Artificial intelligence (AI) algorithms in healthcare -- including those used in medical imaging -- are vulnerable to being manipulated by users to produce inaccurate results, and now is the time to consider how to defend against these adversarial attacks, according to an article published March 22 in Science.
Adversarial attacks involve users applying a small change in how inputs are presented to an algorithm to completely alter its output and confidently deliver wrong conclusions, wrote a team of researchers led by Samuel Finlayson of Harvard Medical School. After reviewing the motivations for various players in the healthcare system to use adversarial attacks on AI algorithms, the researchers called for medical, technical, legal, and ethical experts to be actively engaged in addressing these potential threats.
While cutting-edge adversarial attacks have yet to be found in healthcare AI technology, less-formalized adversarial practice is extremely common in areas such as medical billing. This includes rampant, intentional "upcoding" for procedures, as well as making subtle billing code adjustments aimed at avoiding denial of coverage, according to the researchers (Science, Vol. 363:6433, pp. 1287-1289).
With the rapid pace of AI technology development, it's challenging to determine if the problem of adversarial attacks should be addressed now or later, when algorithms and the protocols governing their use have been firmed up, according to the researchers.
"At best, acting now could equip us with more resilient systems and procedures, heading the problem off at the pass," they wrote. "At worst, it could lock us into inaccurate threat models and unwieldy regulatory structures, stalling developmental progress and robbing systems of the flexibility they need to confront unforeseen threats."
Given sufficient political and institutional will, some incremental defensive steps could be taken, however. This could include amending or extending best practices in hospital labs -- already enforced in the U.S. through regulatory measures -- to also encompass best practices for protecting against adversarial attacks.
"For example, in situations in which tampering with clinical data or images might be possible, a 'fingerprint' hash of the data might be extracted and stored at the moment of capture," they wrote.
To determine if data have been tampered with or changed after acquisition, investigators could then compare the original "hash" with what was fed through an algorithm.
"Such an intervention would rely on a health IT infrastructure capable of supporting the capture and secure storage of these hashes," they wrote. "But as a strictly regulated field with a focus on accountability and standards of procedure, healthcare may be very well suited to such adaptations."

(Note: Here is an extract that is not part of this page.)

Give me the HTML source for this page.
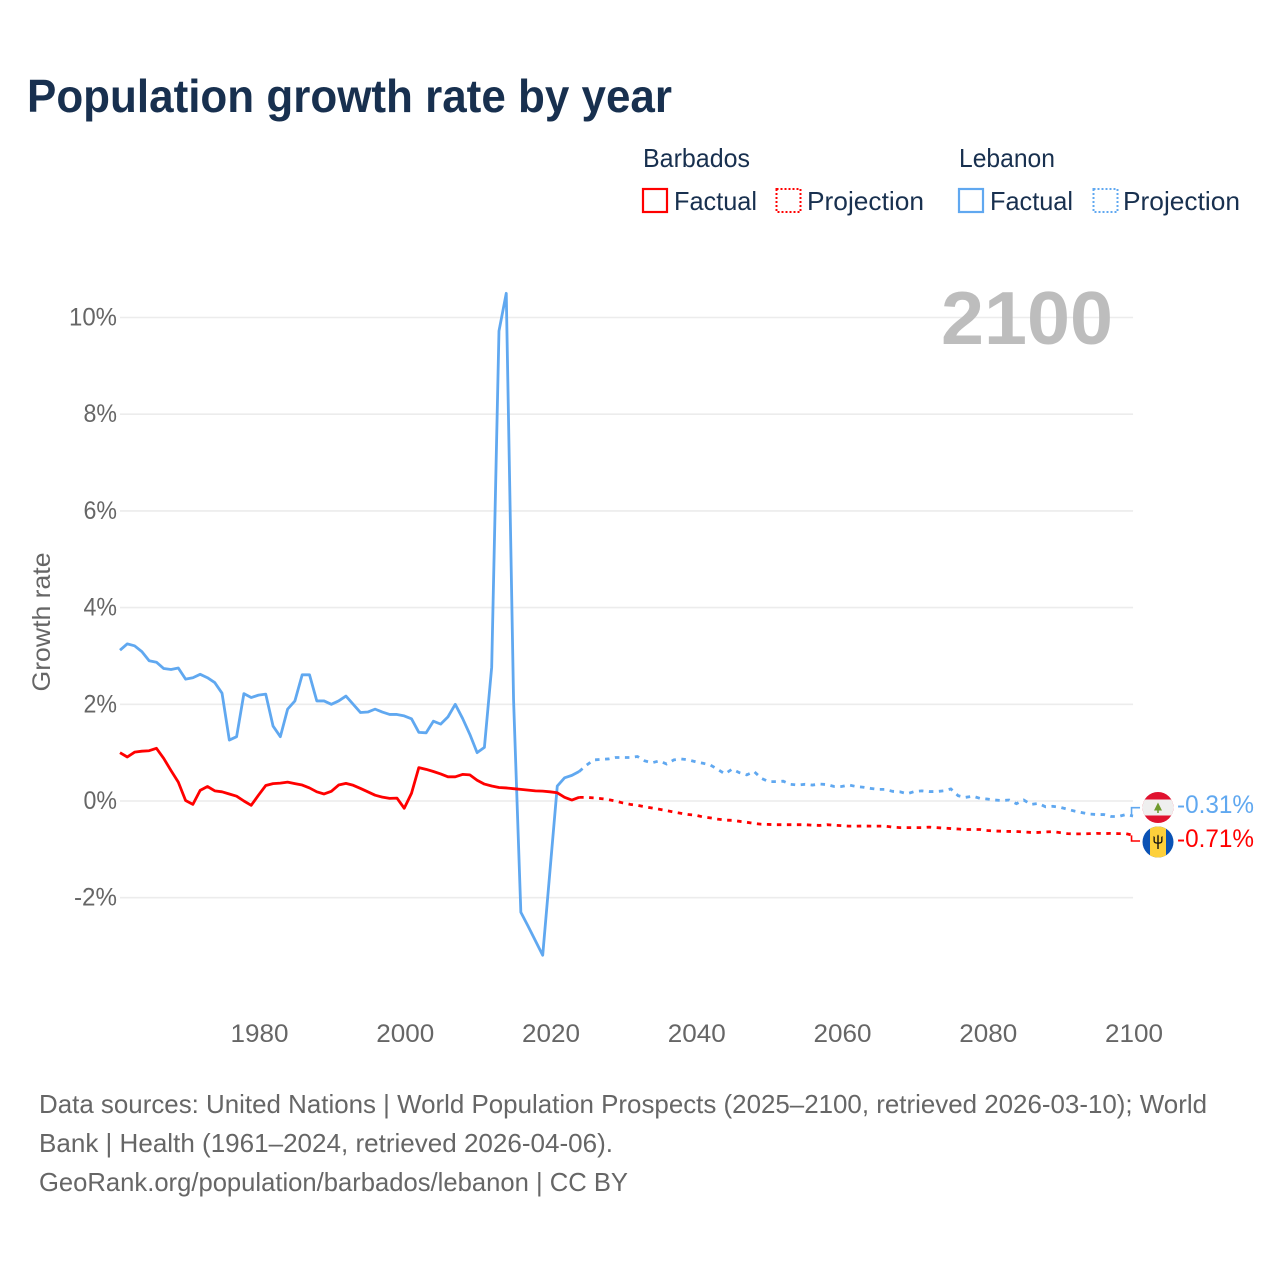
<!DOCTYPE html>
<html lang="en">
<head>
<meta charset="utf-8">
<title>Population growth rate by year</title>
<style>
html,body{margin:0;padding:0;background:#fff;width:1280px;height:1280px;overflow:hidden}
svg{display:block}
text{font-family:"Liberation Sans",sans-serif}
</style>
</head>
<body>
<svg id="chart" xmlns="http://www.w3.org/2000/svg" width="1280" height="1280" viewBox="0 0 1280 1280">
  <rect x="0" y="0" width="1280" height="1280" fill="#ffffff"/>
  <text x="27" y="112" font-size="46" font-weight="700" fill="#18304f" textLength="645" lengthAdjust="spacingAndGlyphs">Population growth rate by year</text>

  <g font-size="26" fill="#18304f">
    <text x="643" y="167" textLength="107" lengthAdjust="spacingAndGlyphs">Barbados</text>
    <text x="959" y="167" textLength="96" lengthAdjust="spacingAndGlyphs">Lebanon</text>
    <g>
      <rect x="643" y="189" width="24" height="23" fill="none" stroke="#ff0000" stroke-width="2.2"/>
      <text x="674" y="210" textLength="83" lengthAdjust="spacingAndGlyphs">Factual</text>
    </g>
    <g>
      <rect x="776.5" y="189" width="24" height="23" fill="none" stroke="#ff0000" stroke-width="2" stroke-dasharray="2 2"/>
      <text x="807" y="210" textLength="117" lengthAdjust="spacingAndGlyphs">Projection</text>
    </g>
    <g>
      <rect x="959" y="189" width="24" height="23" fill="none" stroke="#60a8f0" stroke-width="2.2"/>
      <text x="990" y="210" textLength="83" lengthAdjust="spacingAndGlyphs">Factual</text>
    </g>
    <g>
      <rect x="1093.5" y="189" width="24" height="23" fill="none" stroke="#60a8f0" stroke-width="2" stroke-dasharray="2 2"/>
      <text x="1123" y="210" textLength="117" lengthAdjust="spacingAndGlyphs">Projection</text>
    </g>
  </g>

  <g id="grid"></g>
  <text x="941" y="344" font-size="75" font-weight="700" fill="#bdbdbd" textLength="172" lengthAdjust="spacingAndGlyphs">2100</text>
  <g id="yticks" font-size="25" fill="#666666"></g>
  <g id="xticks" font-size="25" fill="#666666"></g>
  <text transform="translate(50 622) rotate(-90)" text-anchor="middle" font-size="25" fill="#666666" textLength="139" lengthAdjust="spacingAndGlyphs">Growth rate</text>
  <g id="series"></g>

  <g>
    <clipPath id="clip-lb"><circle cx="1158" cy="807.5" r="15.5"/></clipPath>
    <g clip-path="url(#clip-lb)">
      <rect x="1142" y="792" width="32" height="32" fill="#e0122f"/>
      <rect x="1142" y="799.5" width="32" height="16" fill="#efefef"/>
      <path d="M1158 802.5 l4 8 h-3.2 v2.5 h-1.6 v-2.5 h-3.2z" fill="#6f9a2e"/>
    </g>
  </g>
  <g>
    <clipPath id="clip-bb"><circle cx="1158" cy="842" r="15.5"/></clipPath>
    <g clip-path="url(#clip-bb)">
      <rect x="1142" y="826" width="32" height="32" fill="#0a52b5"/>
      <rect x="1150" y="826" width="16" height="32" fill="#fdd03b"/>
      <path d="M1153.5 836 v5 q0 2.5 3.8 2.8 v5.2 h1.4 v-5.2 q3.8 -.3 3.8 -2.8 v-5 l-1.3 1 v4 q0 1.2 -2.5 1.5 v-6.8 l-.7 -1.2 -.7 1.2 v6.8 q-2.5 -.3 -2.5 -1.5 v-4z" fill="#111"/>
    </g>
  </g>
  <text id="label-lb" x="1177" y="813" font-size="25" fill="#60a8f0" textLength="77" lengthAdjust="spacingAndGlyphs"></text>
  <text id="label-bb" x="1177" y="847" font-size="25" fill="#ff0000" textLength="77" lengthAdjust="spacingAndGlyphs"></text>

  <g font-size="26" fill="#666666">
    <text x="39" y="1113" textLength="1168" lengthAdjust="spacingAndGlyphs">Data sources: United Nations | World Population Prospects (2025–2100, retrieved 2026-03-10); World</text>
    <text x="39" y="1152" textLength="574" lengthAdjust="spacingAndGlyphs">Bank | Health (1961–2024, retrieved 2026-04-06).</text>
    <text x="39" y="1191" textLength="589" lengthAdjust="spacingAndGlyphs">GeoRank.org/population/barbados/lebanon | CC BY</text>
  </g>
</svg>
<script>
const startYear = 1961;
const lastFactualYear = 2024;
const yTicks = [-2, 0, 2, 4, 6, 8, 10];
const xTicks = [1980, 2000, 2020, 2040, 2060, 2080, 2100];

const lebanonValues = [
  3.12,3.25,3.21,3.09,2.90,2.87,2.74,2.72,2.75,2.52,
  2.55,2.62,2.55,2.45,2.23,1.26,1.33,2.22,2.14,2.19,
  2.21,1.55,1.33,1.90,2.07,2.61,2.61,2.07,2.07,2.00,
  2.07,2.17,2.00,1.83,1.84,1.90,1.84,1.79,1.79,1.76,
  1.70,1.42,1.41,1.65,1.59,1.74,2.00,1.71,1.38,1.00,
  1.11,2.77,9.72,10.50,2.10,-2.30,-2.59,-2.89,-3.19,-1.44,
  0.31,0.48,0.53,0.61,
  0.74,0.85,0.86,0.87,0.90,0.90,0.90,0.92,0.83,0.79,
  0.83,0.765,0.85,0.87,0.85,0.81,0.78,0.745,0.655,0.56,
  0.66,0.585,0.54,0.61,0.47,0.40,0.40,0.41,0.345,0.33,
  0.345,0.33,0.35,0.34,0.30,0.30,0.33,0.30,0.285,0.26,
  0.24,0.24,0.20,0.19,0.15,0.195,0.21,0.195,0.195,0.21,
  0.25,0.11,0.075,0.10,0.055,0.04,0.02,0.01,0.02,-0.055,
  0.02,-0.07,-0.05,-0.12,-0.11,-0.13,-0.17,-0.21,-0.24,-0.27,
  -0.28,-0.28,-0.32,-0.32,-0.28,-0.31
];

const barbadosValues = [
  1.00,0.91,1.01,1.03,1.04,1.09,0.88,0.63,0.39,0.01,
  -0.07,0.22,0.30,0.21,0.19,0.145,0.10,0.00,-0.09,0.12,
  0.32,0.36,0.37,0.39,0.36,0.33,0.27,0.19,0.145,0.20,
  0.33,0.365,0.325,0.26,0.19,0.12,0.08,0.055,0.06,-0.15,
  0.16,0.69,0.655,0.61,0.56,0.50,0.50,0.55,0.54,0.43,
  0.35,0.31,0.28,0.27,0.255,0.24,0.225,0.21,0.205,0.19,
  0.17,0.075,0.02,0.075,
  0.075,0.065,0.05,0.03,0.00,-0.04,-0.07,-0.09,-0.12,-0.145,
  -0.17,-0.20,-0.23,-0.255,-0.28,-0.295,-0.33,-0.35,-0.375,-0.395,
  -0.40,-0.42,-0.44,-0.465,-0.48,-0.485,-0.49,-0.49,-0.49,-0.49,
  -0.49,-0.50,-0.505,-0.49,-0.50,-0.51,-0.52,-0.52,-0.517,-0.52,
  -0.52,-0.52,-0.54,-0.55,-0.55,-0.55,-0.55,-0.54,-0.55,-0.56,
  -0.57,-0.58,-0.59,-0.59,-0.59,-0.61,-0.62,-0.625,-0.63,-0.63,
  -0.64,-0.65,-0.65,-0.64,-0.635,-0.655,-0.675,-0.68,-0.68,-0.675,
  -0.67,-0.675,-0.67,-0.675,-0.675,-0.71
];

const NS = 'http://www.w3.org/2000/svg';
function xScale(year) { return 120 + (year - startYear) * 7.288; }
function yScale(v) { return 801 - v * 48.35; }
function pct(v) { return v + '%'; }
function tickWidth(s) {
  let w = 0;
  for (const c of s) w += c === '%' ? 19 : c === '-' ? 9.5 : 14.5;
  return w;
}
function linePath(values, from, to) {
  const parts = [];
  for (let i = from; i <= to; i++) {
    parts.push((i === from ? 'M' : 'L') + xScale(startYear + i).toFixed(2) + ' ' + yScale(values[i]).toFixed(2));
  }
  return parts.join(' ');
}

const gridG = document.getElementById('grid');
const yG = document.getElementById('yticks');
yTicks.forEach(function (t) {
  const ln = document.createElementNS(NS, 'line');
  
  
  ln.setAttribute('x1', xScale(startYear));
  ln.setAttribute('x2', xScale(2100));
  ln.setAttribute('y1', yScale(t));
  ln.setAttribute('y2', yScale(t));
  ln.setAttribute('stroke', '#ececec');
  ln.setAttribute('stroke-width', '1.6');
  gridG.appendChild(ln);
  const tx = document.createElementNS(NS, 'text');
  
  
  const s = pct(t);
  const w = tickWidth(s);
  tx.setAttribute('x', 117 - w);
  tx.setAttribute('y', yScale(t) + 8);
  tx.setAttribute('textLength', w);
  tx.setAttribute('lengthAdjust', 'spacingAndGlyphs');
  tx.textContent = s;
  yG.appendChild(tx);
});

const xG = document.getElementById('xticks');
xTicks.forEach(function (t) {
  const tx = document.createElementNS(NS, 'text');
  
  
  tx.setAttribute('x', xScale(t) - 28);
  tx.setAttribute('y', 1042);
  tx.setAttribute('textLength', 58);
  tx.setAttribute('lengthAdjust', 'spacingAndGlyphs');
  tx.textContent = String(t);
  xG.appendChild(tx);
});

const seriesG = document.getElementById('series');
function drawSeries(name, values, color, labelY) {
  const split = lastFactualYear - startYear;
  const end = values.length - 1;
  const solid = document.createElementNS(NS, 'path');
  
  
  solid.setAttribute('d', linePath(values, 0, split));
  solid.setAttribute('fill', 'none');
  solid.setAttribute('stroke', color);
  solid.setAttribute('stroke-width', '2.8');
  solid.setAttribute('stroke-linejoin', 'round');
  seriesG.appendChild(solid);
  const dash = document.createElementNS(NS, 'path');
  
  
  dash.setAttribute('d', linePath(values, split, end));
  dash.setAttribute('fill', 'none');
  dash.setAttribute('stroke', color);
  dash.setAttribute('stroke-width', '2.8');
  dash.setAttribute('stroke-dasharray', '4.5 5.5');
  seriesG.appendChild(dash);
  const xe = xScale(startYear + end);
  const conn = document.createElementNS(NS, 'path');
  
  
  conn.setAttribute('d', 'M' + (xe - 1.5) + ' ' + yScale(values[end]) + ' V' + labelY + ' H' + (xe + 7));
  conn.setAttribute('fill', 'none');
  conn.setAttribute('stroke', color);
  conn.setAttribute('stroke-width', '1.6');
  seriesG.appendChild(conn);
}
drawSeries('lebanon', lebanonValues, '#60a8f0', 807.7);
drawSeries('barbados', barbadosValues, '#ff0000', 841);

document.getElementById('label-lb').textContent = pct(lebanonValues[lebanonValues.length - 1]);
document.getElementById('label-bb').textContent = pct(barbadosValues[barbadosValues.length - 1]);
</script>
</body>
</html>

The rapid proliferation of vulnerable algorithms and strong motives to manipulate these algorithms make healthcare a plausible ground zero for adversarial examples to enter real-world practice, according to the authors.
"A clear-eyed and principled approach to adversarial attacks in the healthcare context -- one which builds the groundwork for resilience without crippling rollout and sets ethical and legal standards for line-crossing behavior -- could serve as a critical model for these future efforts," they wrote.